I would rule this to be an illegal trap, because the trigger is not necessarily detectable to an impartial observer, as the trigger is considerably separated from the trap.

While the tripwire is detectable, the full extent of the trigger isn’t.

If the trigger was a weapon trap that set off a second trap? I’d have less an issue, but I don’t think that would accomplish what you want.

Edited to clarify my issue.
 
I'm not sure how that is any different than the description of the clothespin with two thumb tacks in it that is in the rulebook - other than it taking half a minute for the clothespin to snap shut. A person sees the tripwire, follows it back to the pin, sees that the pin is holding something up and that the arm of the trap will descend to a connection point if the pin is pulled. I mean, it's not a common design but if someone has the ability to disarm traps, they should be familiar enough with the idea of a closing circuit trap.

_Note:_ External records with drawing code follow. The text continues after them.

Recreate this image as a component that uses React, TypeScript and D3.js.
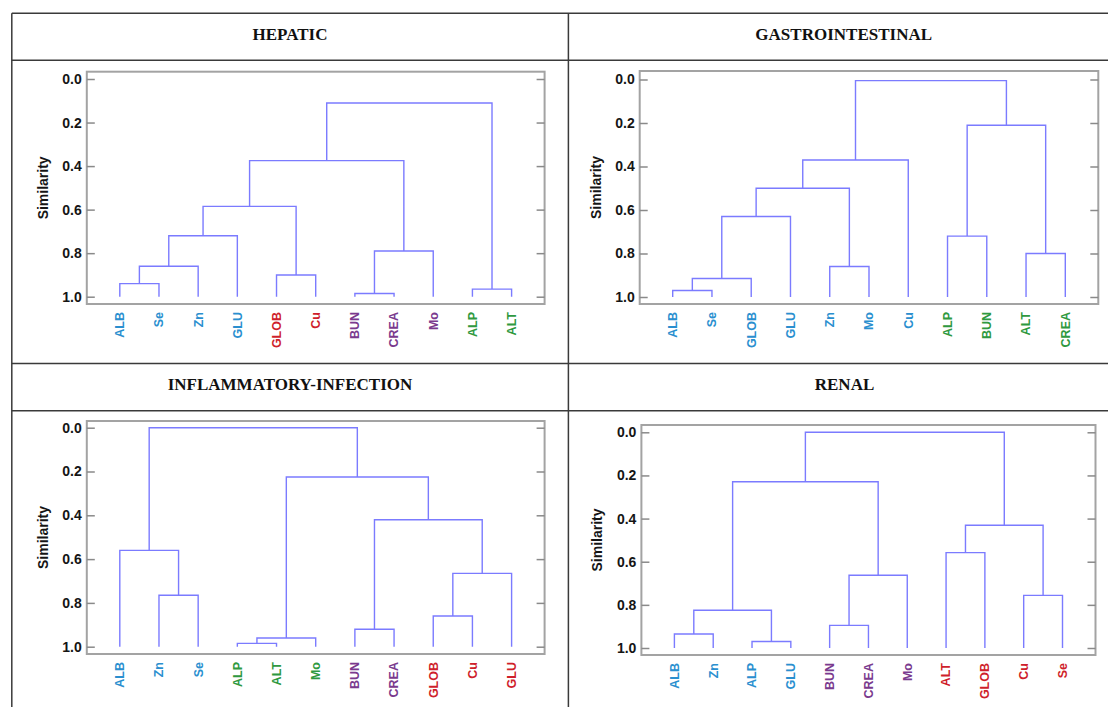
import React, { useEffect, useRef } from 'react';
import * as d3 from 'd3';

// Each dendrogram: leaf order, colour group of each leaf, and merges.
// A merge is [childA, childB, similarity]; merges are named m0, m1, ... in list order.
const hepaticLeaves = ['ALB', 'Se', 'Zn', 'GLU', 'GLOB', 'Cu', 'BUN', 'CREA', 'Mo', 'ALP', 'ALT'];
const hepaticGroups = ['blue', 'blue', 'blue', 'blue', 'red', 'red', 'purple', 'purple', 'purple', 'green', 'green'];
const hepaticMerges: [string, string, number][] = [
  ['ALB', 'Se', 0.94],
  ['m0', 'Zn', 0.86],
  ['m1', 'GLU', 0.72],
  ['GLOB', 'Cu', 0.9],
  ['m2', 'm3', 0.585],
  ['BUN', 'CREA', 0.985],
  ['m5', 'Mo', 0.79],
  ['m4', 'm6', 0.375],
  ['ALP', 'ALT', 0.965],
  ['m7', 'm8', 0.11],
];

const giLeaves = ['ALB', 'Se', 'GLOB', 'GLU', 'Zn', 'Mo', 'Cu', 'ALP', 'BUN', 'ALT', 'CREA'];
const giGroups = ['blue', 'blue', 'blue', 'blue', 'blue', 'blue', 'blue', 'green', 'green', 'green', 'green'];
const giMerges: [string, string, number][] = [
  ['ALB', 'Se', 0.97],
  ['m0', 'GLOB', 0.915],
  ['m1', 'GLU', 0.63],
  ['Zn', 'Mo', 0.86],
  ['m2', 'm3', 0.5],
  ['m4', 'Cu', 0.37],
  ['ALP', 'BUN', 0.72],
  ['ALT', 'CREA', 0.8],
  ['m6', 'm7', 0.21],
  ['m5', 'm8', 0.005],
];

const inflamLeaves = ['ALB', 'Zn', 'Se', 'ALP', 'ALT', 'Mo', 'BUN', 'CREA', 'GLOB', 'Cu', 'GLU'];
const inflamGroups = ['blue', 'blue', 'blue', 'green', 'green', 'green', 'purple', 'purple', 'red', 'red', 'red'];
const inflamMerges: [string, string, number][] = [
  ['Zn', 'Se', 0.765],
  ['ALB', 'm0', 0.56],
  ['ALP', 'ALT', 0.985],
  ['m2', 'Mo', 0.96],
  ['BUN', 'CREA', 0.92],
  ['GLOB', 'Cu', 0.86],
  ['m5', 'GLU', 0.665],
  ['m4', 'm6', 0.42],
  ['m3', 'm7', 0.225],
  ['m1', 'm8', 0.0],
];

const renalLeaves = ['ALB', 'Zn', 'ALP', 'GLU', 'BUN', 'CREA', 'Mo', 'ALT', 'GLOB', 'Cu', 'Se'];
const renalGroups = ['blue', 'blue', 'blue', 'blue', 'purple', 'purple', 'purple', 'red', 'red', 'red', 'red'];
const renalMerges: [string, string, number][] = [
  ['ALB', 'Zn', 0.935],
  ['ALP', 'GLU', 0.97],
  ['m0', 'm1', 0.825],
  ['BUN', 'CREA', 0.895],
  ['m3', 'Mo', 0.663],
  ['m2', 'm4', 0.229],
  ['ALT', 'GLOB', 0.558],
  ['Cu', 'Se', 0.756],
  ['m6', 'm7', 0.431],
  ['m5', 'm8', 0.0],
];

const simTicks = [0, 0.2, 0.4, 0.6, 0.8, 1.0];

const groupColor: Record<string, string> = {
  blue: '#2a8fcf',
  red: '#cf1f2c',
  purple: '#7a3a8e',
  green: '#2f9940',
};

const panels = [
  { title: 'HEPATIC', leaves: hepaticLeaves, groups: hepaticGroups, merges: hepaticMerges,
    box: { x0: 86.8, x1: 544.6, y0: 71.7, y1: 304, yZero: 79, yOne: 296.7 }, titleX: 290, titleY: 39.5 },
  { title: 'GASTROINTESTINAL', leaves: giLeaves, groups: giGroups, merges: giMerges,
    box: { x0: 639.7, x1: 1098.3, y0: 71, y1: 304, yZero: 79.5, yOne: 297 }, titleX: 843.7, titleY: 39.5 },
  { title: 'INFLAMMATORY-INFECTION', leaves: inflamLeaves, groups: inflamGroups, merges: inflamMerges,
    box: { x0: 86.8, x1: 544.6, y0: 421, y1: 654, yZero: 427.7, yOne: 646.7 }, titleX: 290, titleY: 390 },
  { title: 'RENAL', leaves: renalLeaves, groups: renalGroups, merges: renalMerges,
    box: { x0: 641.4, x1: 1095.5, y0: 425, y1: 655, yZero: 432.3, yOne: 648 }, titleX: 844.5, titleY: 390 },
];

const Panel = ({ p }: { p: any }) => {
  const ref = useRef<SVGGElement>(null);

  useEffect(() => {
    const g = d3.select(ref.current);
    g.selectAll('*').remove();
    const { box } = p;

    const x = d3.scalePoint().domain(p.leaves).range([box.x0 + 33, box.x1 - 33]);
    const y = d3.scaleLinear().domain([0, 1]).range([box.yZero, box.yOne]);

    // plot frame
    g.append('rect')
      .attr('x', box.x0)
      .attr('y', box.y0)
      .attr('width', box.x1 - box.x0)
      .attr('height', box.y1 - box.y0)
      .attr('fill', 'white')
      .attr('stroke', '#a3a3a3')
      .attr('stroke-width', 2);

    // minor ticks, three per 0.2 step
    const minor = d3.range(0, 16).map((i) => i / 15);

    const left = g.append('g').attr('transform', `translate(${box.x0},0)`);
    left.call(d3.axisLeft(y).tickValues(minor).tickSizeInner(-4).tickSizeOuter(0).tickFormat(() => ''));
    left.call(
      d3.axisLeft(y).tickValues(simTicks).tickSizeInner(-8).tickSizeOuter(0).tickPadding(5)
        .tickFormat(d3.format('.1f'))
    );

    const right = g.append('g').attr('transform', `translate(${box.x1},0)`);
    right.call(d3.axisRight(y).tickValues(minor).tickSizeInner(-4).tickSizeOuter(0).tickFormat(() => ''));
    right.call(d3.axisRight(y).tickValues(simTicks).tickSizeInner(-8).tickSizeOuter(0).tickFormat(() => ''));

    g.selectAll('.domain').remove();
    g.selectAll('.tick line').attr('stroke', '#8a8a8a').attr('stroke-width', 1.5);
    left.selectAll('.tick text')
      .attr('font-family', 'Arial, "Liberation Sans", sans-serif')
      .attr('font-size', 14)
      .attr('font-weight', 'bold')
      .attr('fill', '#151515');

    // axis title
    const sx = box.x0 - 44;
    const sy = (box.y0 + box.y1) / 2;
    g.append('text')
      .attr('x', sx)
      .attr('y', sy)
      .attr('transform', `rotate(-90,${sx},${sy})`)
      .attr('text-anchor', 'middle')
      .attr('dy', '0.35em')
      .attr('font-family', 'Arial, "Liberation Sans", sans-serif')
      .attr('font-size', 14)
      .attr('font-weight', 'bold')
      .attr('fill', '#151515')
      .text('Similarity');

    // dendrogram links
    const nodes: Record<string, { x: number; y: number }> = {};
    p.leaves.forEach((name: string) => {
      nodes[name] = { x: x(name) as number, y: y(1) };
    });
    const links: string[] = [];
    p.merges.forEach((m: [string, string, number], i: number) => {
      const a = nodes[m[0]];
      const b = nodes[m[1]];
      const ym = y(m[2]);
      links.push(`M${a.x},${a.y}V${ym}H${b.x}V${b.y}`);
      nodes['m' + i] = { x: (a.x + b.x) / 2, y: ym };
    });

    g.selectAll('path.link')
      .data(links)
      .enter()
      .append('path')
      .attr('class', 'link')
      .attr('d', (d) => d)
      .attr('fill', 'none')
      .attr('stroke', '#7b7bff')
      .attr('stroke-width', 1.4);

    // leaf labels
    const ly = box.y1 + 8;
    g.selectAll('text.leaf')
      .data(p.leaves)
      .enter()
      .append('text')
      .attr('class', 'leaf')
      .attr('x', (d: any) => x(d) as number)
      .attr('y', ly)
      .attr('transform', (d: any) => `rotate(-90,${x(d)},${ly})`)
      .attr('text-anchor', 'end')
      .attr('dy', '0.35em')
      .attr('font-family', 'Arial, "Liberation Sans", sans-serif')
      .attr('font-size', 12.5)
      .attr('font-weight', 'bold')
      .attr('fill', (d: any, i: number) => groupColor[p.groups[i]])
      .text((d: any) => d);
  }, [p]);

  return <g ref={ref} />;
};

export default function App() {
  const lineColor = '#3a3a3a';
  return (
    <svg width={1108} height={707} style={{ position: 'absolute', left: 0, top: 0, background: 'white' }}>
      <rect x={0} y={0} width={1108} height={707} fill="white" />
      {/* table grid */}
      <line x1={11.8} x2={1108} y1={13.3} y2={13.3} stroke={lineColor} strokeWidth={1.5} />
      <line x1={11.8} x2={1108} y1={60.3} y2={60.3} stroke={lineColor} strokeWidth={1.5} />
      <line x1={11.8} x2={1108} y1={363.5} y2={363.5} stroke={lineColor} strokeWidth={1.5} />
      <line x1={11.8} x2={1108} y1={410.7} y2={410.7} stroke={lineColor} strokeWidth={1.5} />
      <line x1={11.8} x2={11.8} y1={13.3} y2={707} stroke={lineColor} strokeWidth={1.5} />
      <line x1={568.4} x2={568.4} y1={13.3} y2={707} stroke={lineColor} strokeWidth={1.5} />
      {panels.map((p) => (
        <text
          key={p.title + '-t'}
          x={p.titleX}
          y={p.titleY}
          textAnchor="middle"
          fontFamily='"Times New Roman", "Liberation Serif", serif'
          fontWeight="bold"
          fontSize={17}
          fill="#111"
        >
          {p.title}
        </text>
      ))}
      {panels.map((p) => (
        <Panel key={p.title} p={p} />
      ))}
    </svg>
  );
}
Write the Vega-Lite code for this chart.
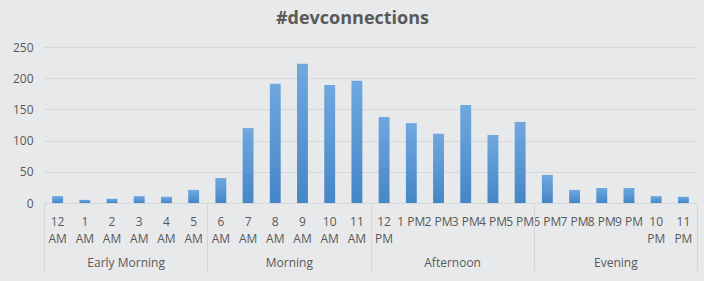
{
  "$schema": "https://vega.github.io/schema/vega-lite/v6.json",
  "width": 653,
  "height": 156,
  "autosize": {"type": "none"},
  "padding": {"left": 44, "top": 47, "right": 7, "bottom": 78},
  "background": "#E8E9EB",
  "title": {
    "text": "#devconnections",
    "fontSize": 18,
    "fontWeight": "bold",
    "color": "#595959",
    "font": "Open Sans",
    "anchor": "middle",
    "dx": -18,
    "offset": 13
  },
  "config": {
    "view": {"stroke": null},
    "axis": {"labelFont": "Open Sans", "labelFontSize": 12, "labelColor": "#595959"}
  },
  "data": {
    "values": [
      {"hour": "12 AM", "count": 11, "period": "Early Morning"},
      {"hour": "1 AM", "count": 5, "period": "Early Morning"},
      {"hour": "2 AM", "count": 7, "period": "Early Morning"},
      {"hour": "3 AM", "count": 11, "period": "Early Morning"},
      {"hour": "4 AM", "count": 10, "period": "Early Morning"},
      {"hour": "5 AM", "count": 21, "period": "Early Morning"},
      {"hour": "6 AM", "count": 40, "period": "Morning"},
      {"hour": "7 AM", "count": 120, "period": "Morning"},
      {"hour": "8 AM", "count": 191, "period": "Morning"},
      {"hour": "9 AM", "count": 223, "period": "Morning"},
      {"hour": "10 AM", "count": 189, "period": "Morning"},
      {"hour": "11 AM", "count": 196, "period": "Morning"},
      {"hour": "12 PM", "count": 138, "period": "Afternoon"},
      {"hour": "1 PM", "count": 128, "period": "Afternoon"},
      {"hour": "2 PM", "count": 111, "period": "Afternoon"},
      {"hour": "3 PM", "count": 157, "period": "Afternoon"},
      {"hour": "4 PM", "count": 109, "period": "Afternoon"},
      {"hour": "5 PM", "count": 130, "period": "Afternoon"},
      {"hour": "6 PM", "count": 45, "period": "Evening"},
      {"hour": "7 PM", "count": 21, "period": "Evening"},
      {"hour": "8 PM", "count": 24, "period": "Evening"},
      {"hour": "9 PM", "count": 24, "period": "Evening"},
      {"hour": "10 PM", "count": 11, "period": "Evening"},
      {"hour": "11 PM", "count": 10, "period": "Evening"}
    ]
  },
  "layer": [
    {
      "mark": {
        "type": "bar",
        "color": {
          "gradient": "linear",
          "x1": 0, "y1": 0, "x2": 0, "y2": 1,
          "stops": [
            {"offset": 0, "color": "#70A8DE"},
            {"offset": 1, "color": "#4586C8"}
          ]
        }
      },
      "encoding": {
        "x": {
          "field": "hour",
          "type": "nominal",
          "sort": null,
          "scale": {"paddingInner": 0.6, "paddingOuter": 0.3},
          "axis": {
            "title": null,
            "orient": "bottom",
            "domain": false,
            "ticks": false,
            "grid": false,
            "labelAngle": 0,
            "labelPadding": 13,
            "labelBaseline": "top",
            "labelLineHeight": 17,
            "labelOverlap": false,
            "labelExpr": "indexof(datum.value, 'AM') >= 0 || length(datum.value) > 4 ? split(datum.value, ' ') : datum.value"
          }
        },
        "y": {
          "field": "count",
          "type": "quantitative",
          "scale": {"domain": [0, 250]},
          "axis": {
            "title": null,
            "values": [0, 50, 100, 150, 200, 250],
            "domain": false,
            "ticks": false,
            "labelPadding": 11,
            "gridColor": "#D6D7D9",
            "gridWidth": 1
          }
        }
      }
    },
    {
      "mark": {"type": "point", "opacity": 0},
      "encoding": {
        "x": {
          "field": "period",
          "type": "nominal",
          "sort": null,
          "scale": {"paddingInner": 0, "paddingOuter": 0},
          "axis": {
            "title": null,
            "orient": "bottom",
            "domain": false,
            "grid": false,
            "tickBand": "extent",
            "tickSize": 68,
            "tickColor": "#D6D7D9",
            "tickWidth": 1,
            "labelAngle": 0,
            "labelPadding": -14,
            "labelBaseline": "top",
            "labelOverlap": false,
            "offset": 0
          }
        }
      }
    }
  ],
  "resolve": {"scale": {"x": "independent"}, "axis": {"x": "independent"}}
}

With a slow descent of 30 seconds before the trap is set off though, couldn't a character with ledgermain simply take the arm and move it back up since the 'buzz' hasn't denoted the trap has been set off. Now if this is suppose to represent the stereotypical timebomb that cannot be deactivated, that's different and really such a thing, IMO, would be against the rules.
 
They certainly could, and that would be a clever way to do it. A timebomb that can't be deactivated is much more in the realm of a plot trap, as PC traps are required to be disarmable.